The difference is that even though Democrats are not much better in their unabashed hatred for Iran, they are not trying to go to war with Iran, but to mollify its ambitions for war, as demonstrated by the 2015 nuclear deal. Republicans hold a different worldview, and thus, different attitudes about Iran’s motivations, as this piece about the American right’s hatred for Iran in The Conversation explains:
Another reason why conservatives are less willing to live with Iran than liberals is that they are simply more scared of it. Extensive psychological research has demonstrated that American conservatives consider the world more dangerous than liberals do. Various similarly fearful and suspicious ideological and cognitive biases appear to shape American conservatives’ views on policy — their opposition to gun control, for example, may be powerfully shaped by the fact that they have a higher expectation of needing to defend themselves from crime than liberals do.

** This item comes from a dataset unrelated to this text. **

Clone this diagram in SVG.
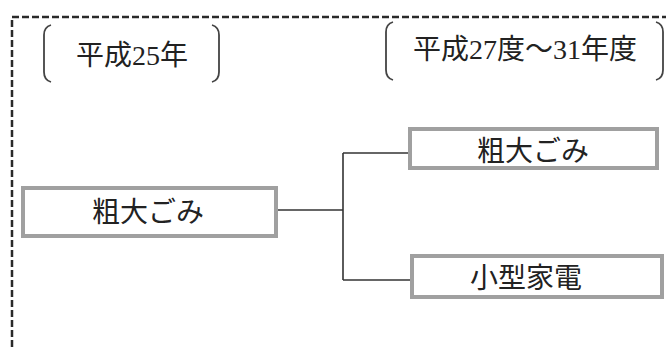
<svg xmlns="http://www.w3.org/2000/svg" width="666" height="347" viewBox="0 0 666 347">
<style>
.frame{fill:none;stroke:#2a2a2a;stroke-width:2.5;stroke-dasharray:7 3}
.br{fill:none;stroke:#444;stroke-width:1.8}
.box{fill:#fff;stroke:#a0a0a0;stroke-width:4}
.t{font-family:"Liberation Serif","Noto Sans CJK JP",serif;font-size:28px;fill:#222;text-anchor:middle;dominant-baseline:central}
.c{fill:none;stroke:#333;stroke-width:1.6}
</style>
<rect width="666" height="347" fill="#fff"/>
<path class="frame" d="M12,347 L12,17 L666,17"/>
<g id="label-h25">
<path class="br" d="M51,25 Q44,27 44,35 L44,72 Q44,80 51,82"/>
<path class="br" d="M212,25 Q219,27 219,35 L219,72 Q219,80 212,82"/>
<text class="t" x="132" y="55">平成25年</text>
</g>
<g id="label-h27">
<path class="br" d="M393,22 Q386,24 386,32 L386,70 Q386,78 393,80"/>
<path class="br" d="M656,22 Q663,24 663,32 L663,70 Q663,78 656,80"/>
<text class="t" x="525" y="49">平成27度～31年度</text>
</g>
<g id="connectors">
<path class="c" d="M277,210 L343,210"/>
<path class="c" d="M343,153 L343,280"/>
<path class="c" d="M343,153 L409,153"/>
<path class="c" d="M343,280 L411,280"/>
</g>
<g id="node-sodai-old">
<rect class="box" x="23" y="188" width="253" height="48"/>
<text class="t" x="148" y="212">粗大ごみ</text>
</g>
<g id="node-sodai-new">
<rect class="box" x="410" y="129" width="247" height="39"/>
<text class="t" x="533" y="151">粗大ごみ</text>
</g>
<g id="node-kaden">
<rect class="box" x="412" y="256" width="250" height="41"/>
<text class="t" x="526" y="278">小型家電</text>
</g>
</svg>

The same holds true for the American right’s hostility to Iran, and to the 2015 nuclear agreement. It’s clear that many on the right are simply more intensely fearful of the threat posed by a nuclear-armed Iran than those who do not share their worldview.
Barack Obama’s deal was far from perfect, but it forced a third party in to observe Iran’s nuclear activity, which is a massive victory for peace. Bloodthirsty psychopathic war hawks like John Bolton and Senator Tom Cotton permeate major offices throughout the Republican Party, and extremists like those two are able to rise to vitally important positions because their views simply are not that extreme in the context of standard GOP foreign policy (policy which is embraced by a significant chunk of the Democratic Party, as exemplified by a majority of Senate Democrats voting for the disastrous Iraq War in 2003). Bolton, whom very few serious people take seriously as a serious thinker, has now served as a major foreign policy advisor to the last two Republican presidents. Tom Cotton sits on the Armed Services and Banking, Housing, and Urban Affairs Committees, and he was also considered for Secretary of Defense before Trump gave it to General James Mattis.

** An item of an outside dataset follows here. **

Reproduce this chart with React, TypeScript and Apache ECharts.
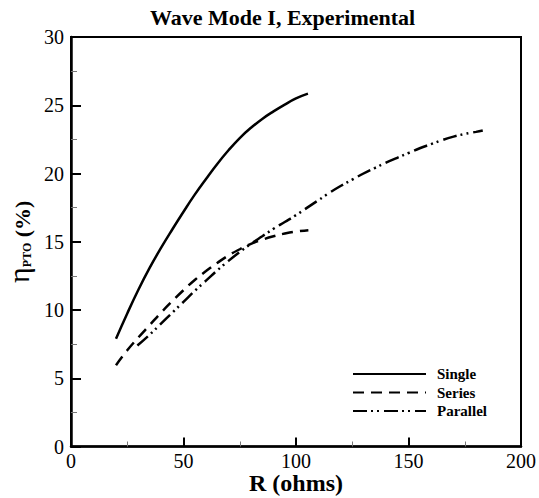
import React, { useEffect, useRef } from "react";
import * as echarts from "echarts";

const titleText = "Wave Mode I, Experimental";
const xName = "R (ohms)";
const legendNames = ["Single", "Series", "Parallel"];

const singleR = [20, 25, 30, 35, 40, 45, 50, 55, 60, 65, 70, 75, 80, 85, 90, 95, 100, 105.3];
const singleEta = [7.9, 9.75, 11.5, 13.1, 14.55, 15.9, 17.2, 18.45, 19.6, 20.7, 21.7, 22.6, 23.35, 24.0, 24.55, 25.05, 25.5, 25.85];

const seriesR = [20, 25, 30, 35, 40, 45, 50, 55, 60, 65, 70, 75, 80, 85, 90, 95, 100, 105.5];
const seriesEta = [5.95, 7.05, 8.0, 8.9, 9.8, 10.65, 11.45, 12.2, 12.85, 13.45, 14.0, 14.45, 14.85, 15.15, 15.4, 15.6, 15.75, 15.85];

const parallelR = [29.5, 35, 40, 45, 50, 55, 60, 65, 70, 75, 80, 85, 90, 95, 100, 105, 110, 115, 120, 125, 130, 135, 140, 145, 150, 155, 160, 165, 170, 175, 180, 183];
const parallelEta = [7.4, 8.2, 9.0, 9.8, 10.6, 11.4, 12.15, 12.9, 13.6, 14.25, 14.85, 15.4, 15.95, 16.45, 16.95, 17.5, 18.05, 18.6, 19.1, 19.55, 20.0, 20.4, 20.8, 21.15, 21.5, 21.85, 22.15, 22.45, 22.7, 22.9, 23.05, 23.15];

const zip = (xs: number[], ys: number[]) => xs.map((x, i) => [x, ys[i]]);

const SERIF = "'Liberation Serif', 'Times New Roman', serif";

export default function App() {
  const ref = useRef<HTMLDivElement>(null);
  useEffect(() => {
    if (!ref.current) return;
    const chart = echarts.init(ref.current, undefined, { renderer: "svg" });
    const lineBase = { type: "line", symbol: "none", smooth: 0.45, color: "#000" } as any;
    chart.setOption({
      animation: false,
      backgroundColor: "#fff",
      title: {
        text: titleText,
        left: 150,
        top: 6,
        padding: 0,
        textStyle: { fontFamily: SERIF, fontWeight: "bold", fontSize: 22, color: "#000" },
      },
      grid: {
        left: 71,
        top: 37,
        width: 450,
        height: 409.5,
        show: true,
        borderColor: "#000",
        borderWidth: 2,
        backgroundColor: "transparent",
        containLabel: false,
        outerBoundsMode: "none",
      },
      legend: {
        orient: "vertical",
        left: 352,
        top: 366,
        padding: 0,
        itemWidth: 73,
        itemHeight: 14,
        itemGap: 2.5,
        data: legendNames,
        itemStyle: { color: "transparent", borderColor: "transparent", borderWidth: 0, opacity: 0 },
        textStyle: {
          fontFamily: SERIF,
          fontWeight: "bold",
          fontSize: 15,
          color: "#000",
          lineHeight: 16,
          padding: [0, 0, 0, 6],
        },
      },
      xAxis: {
        type: "value",
        min: 0,
        max: 200,
        interval: 50,
        name: xName,
        nameLocation: "middle",
        nameGap: 24,
        nameMoveOverlap: false,
        nameTextStyle: { fontFamily: SERIF, fontWeight: "bold", fontSize: 24, lineHeight: 24, color: "#000", verticalAlign: "top" },
        axisLine: { show: true, lineStyle: { color: "#000", width: 2.5 } },
        axisTick: { show: true, inside: true, length: 9, lineStyle: { color: "#000", width: 2 } },
        minorTick: { show: true, splitNumber: 2, length: 5, lineStyle: { color: "#777", width: 1 } },
        axisLabel: { fontFamily: SERIF, fontSize: 20, color: "#000", margin: 4 },
        splitLine: { show: false },
      },
      yAxis: {
        type: "value",
        min: 0,
        max: 30,
        interval: 5,
        name: "{eta|η}{sub|PTO}{b| (%)}",
        nameLocation: "middle",
        nameGap: 38,
        nameTextStyle: {
          fontFamily: SERIF,
          color: "#000",
          rich: {
            eta: { fontFamily: SERIF, fontSize: 30, color: "#000", verticalAlign: "bottom", lineHeight: 26 },
            sub: { fontFamily: SERIF, fontSize: 12, fontWeight: "bold", color: "#000", verticalAlign: "bottom", lineHeight: 8 },
            b: { fontFamily: SERIF, fontSize: 22, fontWeight: "bold", color: "#000", verticalAlign: "bottom", lineHeight: 22 },
          },
        },
        axisLine: { show: true, lineStyle: { color: "#000", width: 2.5 } },
        axisTick: { show: true, inside: true, length: 10, lineStyle: { color: "#000", width: 2 } },
        minorTick: { show: true, splitNumber: 2, length: 6, lineStyle: { color: "#777", width: 1 } },
        axisLabel: { fontFamily: SERIF, fontSize: 20, color: "#000", margin: 7 },
        splitLine: { show: false },
      },
      series: [
        {
          ...lineBase,
          name: "Single",
          data: zip(singleR, singleEta),
          lineStyle: { color: "#000", width: 2.5, type: "solid" },
        },
        {
          ...lineBase,
          name: "Series",
          data: zip(seriesR, seriesEta),
          lineStyle: { color: "#000", width: 2.5, type: [11, 7] },
        },
        {
          ...lineBase,
          name: "Parallel",
          data: zip(parallelR, parallelEta),
          lineStyle: { color: "#000", width: 2.5, type: [14, 4, 2, 4, 2, 5] },
        },
      ],
    });
    return () => chart.dispose();
  }, []);
  return (
    <div
      ref={ref}
      style={{ position: "fixed", left: 0, top: 0, width: 539, height: 498, background: "#fff" }}
    />
  );
}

This is the Republican Party—47 out of 54 Senators potentially broke the law in 2015 to try to intervene in a legal peace agreement made by the executive branch—so it should be no surprise that we sit on the precipice of war today as we sit beneath the stewardship of a Republican administration and a Republican-controlled Congress.

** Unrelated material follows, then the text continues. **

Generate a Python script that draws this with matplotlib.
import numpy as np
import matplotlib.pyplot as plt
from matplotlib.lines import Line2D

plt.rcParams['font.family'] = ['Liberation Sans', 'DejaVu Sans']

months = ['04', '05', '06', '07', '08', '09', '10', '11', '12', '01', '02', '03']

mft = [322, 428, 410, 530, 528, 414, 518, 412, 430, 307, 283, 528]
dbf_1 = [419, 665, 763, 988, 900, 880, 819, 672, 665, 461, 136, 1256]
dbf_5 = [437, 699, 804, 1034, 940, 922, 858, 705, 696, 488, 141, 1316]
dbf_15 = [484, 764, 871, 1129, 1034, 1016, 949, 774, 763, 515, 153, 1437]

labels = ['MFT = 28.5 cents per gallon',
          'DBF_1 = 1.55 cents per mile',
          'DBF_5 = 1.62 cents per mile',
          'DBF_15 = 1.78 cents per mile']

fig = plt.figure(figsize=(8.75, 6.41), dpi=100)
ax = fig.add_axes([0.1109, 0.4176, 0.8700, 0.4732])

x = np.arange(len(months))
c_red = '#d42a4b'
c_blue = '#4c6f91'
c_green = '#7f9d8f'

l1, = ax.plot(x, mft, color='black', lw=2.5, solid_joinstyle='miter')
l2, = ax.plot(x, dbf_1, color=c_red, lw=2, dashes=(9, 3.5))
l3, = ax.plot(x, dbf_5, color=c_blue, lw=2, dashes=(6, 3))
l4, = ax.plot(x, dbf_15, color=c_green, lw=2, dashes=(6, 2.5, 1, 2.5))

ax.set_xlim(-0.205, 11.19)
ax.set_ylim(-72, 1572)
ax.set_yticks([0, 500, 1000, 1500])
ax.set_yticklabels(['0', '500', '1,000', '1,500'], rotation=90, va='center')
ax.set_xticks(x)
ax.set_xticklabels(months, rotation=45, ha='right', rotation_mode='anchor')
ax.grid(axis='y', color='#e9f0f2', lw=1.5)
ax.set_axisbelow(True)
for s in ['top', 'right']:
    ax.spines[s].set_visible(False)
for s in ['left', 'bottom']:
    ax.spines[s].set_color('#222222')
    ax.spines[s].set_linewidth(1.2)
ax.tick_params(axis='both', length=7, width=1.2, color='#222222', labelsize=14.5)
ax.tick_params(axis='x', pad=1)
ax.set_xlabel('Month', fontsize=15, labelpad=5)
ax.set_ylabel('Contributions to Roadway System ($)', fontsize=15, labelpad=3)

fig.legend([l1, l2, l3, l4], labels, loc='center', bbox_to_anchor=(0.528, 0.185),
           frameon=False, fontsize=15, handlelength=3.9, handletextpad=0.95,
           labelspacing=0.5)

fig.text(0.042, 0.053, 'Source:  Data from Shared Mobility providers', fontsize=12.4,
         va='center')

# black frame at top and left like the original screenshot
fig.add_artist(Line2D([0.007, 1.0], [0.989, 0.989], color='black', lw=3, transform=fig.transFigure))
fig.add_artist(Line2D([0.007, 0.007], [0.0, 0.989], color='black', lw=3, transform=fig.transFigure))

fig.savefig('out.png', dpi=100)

Trump is one of our best shots to avoid catastrophe here, folks. That’s how far gone the Republican Party proved themselves to be with their invasion of Iraq in 2003 (which also began with about 120,000 U.S. troops). War is not just a goal, but the ideal status quo to major GOP foreign policy figures like John Bolton and Tom Cotton. Trump is not the same kind of perpetually fearful creature as Bolton and Cotton—he lives in perpetual fear of anything that could personally damage him—and Trump’s false assertion that he opposed the Iraq War in 2003 is proof that Trump understands the political ramifications of a major decision like this. If John Bolton and his endless line of powerful allies have their way, we will be at war with Iran before this column publishes. President Donald J. Trump is one of our best hopes to avoid the bloody inevitability desired by at least a controlling plurality of Republicans over the last 40 years—God help us all.